Spionage der NSA: Firmen auf der Selektorenliste

Die USA haben in der NSA-Spähaffäre auch zahlreiche deutsche Unternehmen ausspioniert. Das erklärt der Sonderermittler der Bundesregierung.

Senatoren befragen den NSA-Chef

NSA-Anhörung im US-Senat. Foto: ap

BERLIN dpa | Der Sonderermittler der Bundesregierung, Kurt Graulich, erhebt nach einem Bericht von Spiegel Online in der Affäre um die NSA-Selektorenliste für den Bundesnachrichtendienst (BND) schwere Vorwürfe gegen die USA. Unter Berufung auf den fast 300 Seiten dicken Abschlussbericht schreibt Spiegel Online am Freitag, die USA hätten mit ihren Spähzielen klar gegen vertragliche Vereinbarungen verstoßen.
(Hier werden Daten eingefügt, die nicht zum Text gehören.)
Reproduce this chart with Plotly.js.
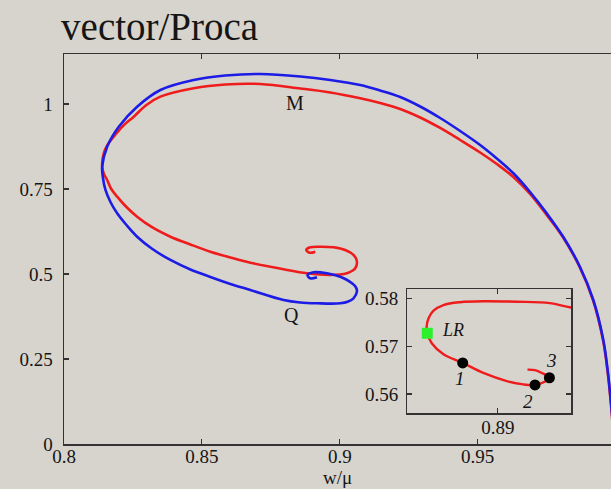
<!DOCTYPE html>
<html>
<head>
<meta charset="utf-8">
<script src="https://cdn.plot.ly/plotly-3.0.1.min.js"></script>
<style>html,body{margin:0;padding:0;background:#d7d4cd;overflow:hidden}</style>
</head>
<body>
<div id="chart" style="width:611px;height:489px"></div>
<script>
// Main plot: blue curve (Q)
const blueX = [1.0, 0.99928, 0.99837, 0.99728, 0.99558, 0.99196, 0.98714, 0.98109, 0.97507, 0.96902, 0.96297, 0.95696, 0.95091, 0.94366, 0.93641, 0.92917, 0.92192, 0.91467, 0.90743, 0.89656, 0.88569, 0.87120, 0.85851, 0.84703, 0.83496, 0.82652, 0.81986, 0.81565, 0.81384, 0.81413, 0.81504, 0.81685, 0.81928, 0.82264, 0.82652, 0.83207, 0.83859, 0.84583, 0.85308, 0.86033, 0.86757, 0.87964, 0.88569, 0.89174, 0.90018, 0.90308, 0.90500, 0.90623, 0.90580, 0.90442, 0.90236, 0.90018, 0.89536, 0.89051, 0.88833, 0.88931, 0.89174];
const blueY = [0.0, 0.0412, 0.1206, 0.2088, 0.3059, 0.4235, 0.5206, 0.6088, 0.6785, 0.7412, 0.7962, 0.8397, 0.8794, 0.9206, 0.9588, 0.9926, 1.0206, 1.0397, 1.0559, 1.0706, 1.0809, 1.0882, 1.0838, 1.0706, 1.0412, 0.9921, 0.9332, 0.8744, 0.8156, 0.7824, 0.7471, 0.7118, 0.6785, 0.6441, 0.6097, 0.5735, 0.5412, 0.5132, 0.4912, 0.4706, 0.4529, 0.4235, 0.4162, 0.4138, 0.4138, 0.4191, 0.4285, 0.4479, 0.4618, 0.4726, 0.4838, 0.4921, 0.5021, 0.5050, 0.4971, 0.4874, 0.4903];
// Main plot: red curve (M)
const redX = [1.0, 0.99920, 0.99830, 0.99721, 0.99547, 0.99185, 0.98699, 0.98090, 0.97493, 0.96902, 0.96297, 0.95696, 0.95091, 0.94366, 0.93641, 0.92917, 0.92192, 0.91467, 0.90743, 0.89656, 0.88569, 0.87120, 0.85851, 0.84703, 0.83496, 0.82989, 0.82529, 0.82120, 0.81804, 0.81576, 0.81442, 0.81384, 0.81449, 0.81565, 0.81703, 0.81928, 0.82228, 0.82652, 0.83207, 0.83859, 0.84583, 0.85308, 0.86033, 0.86757, 0.87964, 0.88812, 0.89656, 0.90261, 0.90471, 0.90562, 0.90623, 0.90500, 0.90199, 0.89775, 0.89293, 0.88931, 0.88786, 0.88906, 0.89112];
const redY = [0.0, 0.0412, 0.1206, 0.2088, 0.3059, 0.4235, 0.5206, 0.6088, 0.6750, 0.7353, 0.7853, 0.8235, 0.8574, 0.8941, 0.9294, 0.9603, 0.9853, 1.0029, 1.0168, 1.0338, 1.0456, 1.0588, 1.0574, 1.0462, 1.0215, 0.9971, 0.9626, 0.9338, 0.9038, 0.8794, 0.8550, 0.8156, 0.7941, 0.7765, 0.7515, 0.7274, 0.7000, 0.6685, 0.6368, 0.6097, 0.5868, 0.5656, 0.5485, 0.5332, 0.5138, 0.5021, 0.4971, 0.5021, 0.5103, 0.5168, 0.5362, 0.5559, 0.5706, 0.5785, 0.5803, 0.5785, 0.5706, 0.5626, 0.5656];
// Inset: red curve near the end of the spiral
const insetX = [0.8935, 0.89244, 0.89174, 0.89063, 0.88952, 0.88874, 0.88819, 0.88785, 0.88769, 0.88763, 0.88765, 0.88780, 0.88819, 0.88883, 0.88952, 0.89030, 0.89085, 0.89124, 0.89158, 0.89172, 0.89147, 0.89124, 0.89099];
const insetY = [0.5776, 0.5781, 0.5790, 0.5793, 0.5794, 0.5792, 0.5786, 0.5774, 0.5758, 0.5741, 0.5727, 0.5706, 0.5683, 0.5665, 0.5644, 0.5627, 0.5620, 0.5619, 0.5626, 0.5634, 0.5644, 0.5650, 0.5651];
// Inset marked points
const lrX = [0.88765];
const lrY = [0.5727];
const ptX = [0.88883, 0.89124, 0.89172];
const ptY = [0.5665, 0.5619, 0.5634];
const ptLabels = ['1', '2', '3'];
const ptLabelX = [0.88874, 0.89102, 0.89180];
const ptLabelY = [0.5633, 0.5584, 0.5671];

const RED = '#ee1c1c', BLUE = '#1c1ce6', INK = '#151515', AX = '#333333';
const SERIF = 'Liberation Serif, Times New Roman, serif';

const traces = [
  {x: redX, y: redY, mode: 'lines', line: {color: RED, width: 2.6, shape: 'spline', smoothing: 1}, xaxis: 'x', yaxis: 'y', hoverinfo: 'skip'},
  {x: blueX, y: blueY, mode: 'lines', line: {color: BLUE, width: 2.6, shape: 'spline', smoothing: 1}, xaxis: 'x', yaxis: 'y', hoverinfo: 'skip'},
  {x: insetX, y: insetY, mode: 'lines', line: {color: RED, width: 2.4, shape: 'spline', smoothing: 1}, xaxis: 'x2', yaxis: 'y2', hoverinfo: 'skip'},
  {x: lrX, y: lrY, mode: 'markers', marker: {symbol: 'square', size: 11, color: '#2cf02c'}, xaxis: 'x2', yaxis: 'y2', cliponaxis: false},
  {x: ptX, y: ptY, mode: 'markers', marker: {symbol: 'circle', size: 11, color: '#000000'}, xaxis: 'x2', yaxis: 'y2', cliponaxis: false}
];

const annotations = [
  {x: 0.88362, y: 1.0020, xref: 'x', yref: 'y', text: 'M', showarrow: false, font: {family: SERIF, size: 20, color: INK}},
  {x: 0.88268, y: 0.3794, xref: 'x', yref: 'y', text: 'Q', showarrow: false, font: {family: SERIF, size: 20, color: INK}},
  {x: 0.88852, y: 0.5734, xref: 'x2', yref: 'y2', text: '<i>LR</i>', showarrow: false, font: {family: SERIF, size: 18, color: INK}}
];
for (let i = 0; i < ptLabels.length; i++) {
  annotations.push({x: ptLabelX[i], y: ptLabelY[i], xref: 'x2', yref: 'y2', text: '<i>' + ptLabels[i] + '</i>', showarrow: false, font: {family: SERIF, size: 19, color: INK}});
}

const axisCommon = {
  showline: true, linecolor: AX, linewidth: 1.5, ticks: 'inside', ticklen: 5, tickwidth: 1.2, tickcolor: AX,
  showgrid: false, zeroline: false, tickfont: {family: SERIF, size: 19, color: INK}
};

const layout = {
  width: 611, height: 489,
  paper_bgcolor: '#d7d4cd', plot_bgcolor: 'rgba(0,0,0,0)',
  margin: {l: 63.5, r: 0, t: 54, b: 45, pad: 0},
  showlegend: false,
  title: {text: 'vector/Proca', x: 0.1, xanchor: 'left', xref: 'container', y: 0.947, yanchor: 'middle', yref: 'container', font: {family: SERIF, size: 39, color: INK}},
  xaxis: Object.assign({}, axisCommon, {range: [0.8, 0.99837], tick0: 0.8, dtick: 0.05, mirror: 'ticks', ticklabelstandoff: -5,
    title: {text: 'w/μ', standoff: 1, font: {family: SERIF, size: 19, color: INK}}}),
  yaxis: Object.assign({}, axisCommon, {range: [0, 1.147], tick0: 0, dtick: 0.25, mirror: false, ticklabelstandoff: 6}),
  xaxis2: Object.assign({}, axisCommon, {domain: [0.6279, 0.9269], anchor: 'y2', range: [0.88699, 0.89244], tick0: 0.89, dtick: 0.01, mirror: 'ticks', ticklabelstandoff: -4}),
  yaxis2: Object.assign({}, axisCommon, {domain: [0.0787, 0.3967], anchor: 'x2', range: [0.55596, 0.5819], tick0: 0.56, dtick: 0.01, mirror: 'ticks', ticklabelstandoff: 4}),
  annotations: annotations
};

Plotly.newPlot('chart', traces, layout, {staticPlot: true, displayModeBar: false});
</script>
</body>
</html>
Auch deutsche Ziele, die durch das Grundgesetz vor der Ausforschung eigener Nachrichtendienste besonders geschützt seien, seien laut Graulich „in überraschend großer Anzahl“ auf der Wunschliste des US-Geheimdienstes NSA zu finden. Darunter seien auch zahlreiche Wirtschaftsunternehmen aus oder mit Sitz in Deutschland gewesen.

Grundlage der Untersuchung sei eine Liste von gut 39.000 Suchbegriffen der NSA, die der BND im Zeitraum von 2005 bis März 2015 in einer Ablehnungsliste zusammengefasst habe, weil sie gegen deutsche oder europäische Interessen verstießen. Die große Mehrzahl der Suchbegriffe waren E-Mail-Adressen. Laut dem Bericht seien die meisten dieser Suchbegriffe, oder Selektoren, aussortiert worden, bevor sie in die Überwachungssysteme eingespeist wurden, schreibt Spiegel Online. Teilweise aber seien sie länger als 100 Tage aktiv gewesen.
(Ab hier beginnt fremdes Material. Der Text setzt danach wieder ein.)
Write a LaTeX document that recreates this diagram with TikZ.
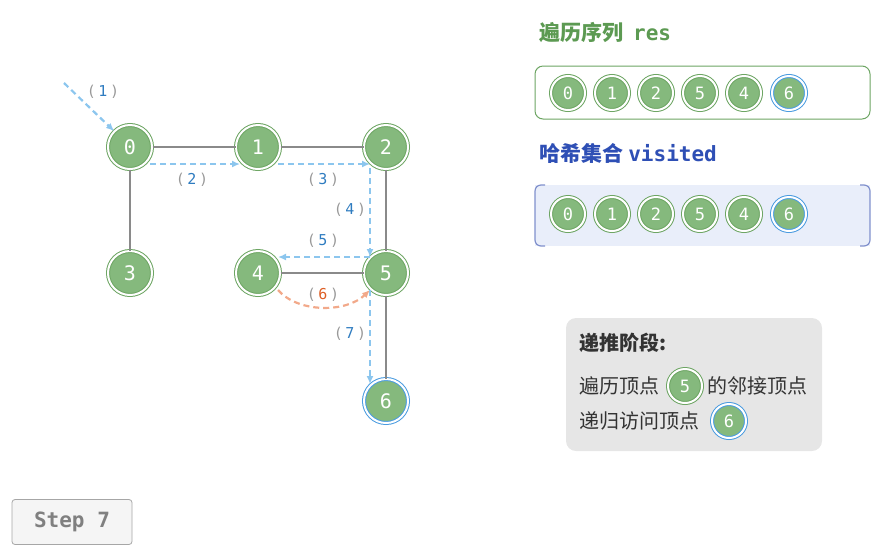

Fast 70 Prozent der aussortierten Selektoren hätten Regierungsstellen von EU-Ländern betroffen. Bei zwei Dritteln aller 28 EU-Mitgliedsstaaten habe man Treffer gefunden, heiße es in dem Bericht.

„Weder transparent noch für die deutsche Seite steuerbar“

Knapp 16 Prozent der Selektoren hätten aber auch Telekommunikationsteilnehmer in Deutschland betroffen. Sie sind durch das Grundgesetz vor Ausspähung durch eigene Nachrichtendienste geschützt. Die meisten dieser Telefon-, Fax- oder E-Mail-Adressen seien vom BND aber herausgefiltert worden, bevor sie aktiv wurden, hieß es bei Spiegel Online.

Er habe auf informellem Wege versucht, von der NSA eine Erklärung für die offenbar rechtswidrige Selektorenauswahl zu bekommen, schreibe der Sonderermittler. Die Amerikaner aber hätten nicht reagiert. Laut Spiegel Online habe der Gutachter festgestellt, dass die Zusammenarbeit zwischen NSA und BND “weder transparent noch für die deutsche Seite steuerbar“ gewesen sei. Am kommenden Donnerstag wird Graulich vor dem NSA-Untersuchungsausschuss des Bundestags als Sachverständiger auftreten.

Erst im Frühjahr 2015 war bekanntgeworden, dass der BND über seine bayerische Abhörstation Bad Aibling Zigtausende Spionageziele des US-Geheimdienstes NSA steuerte.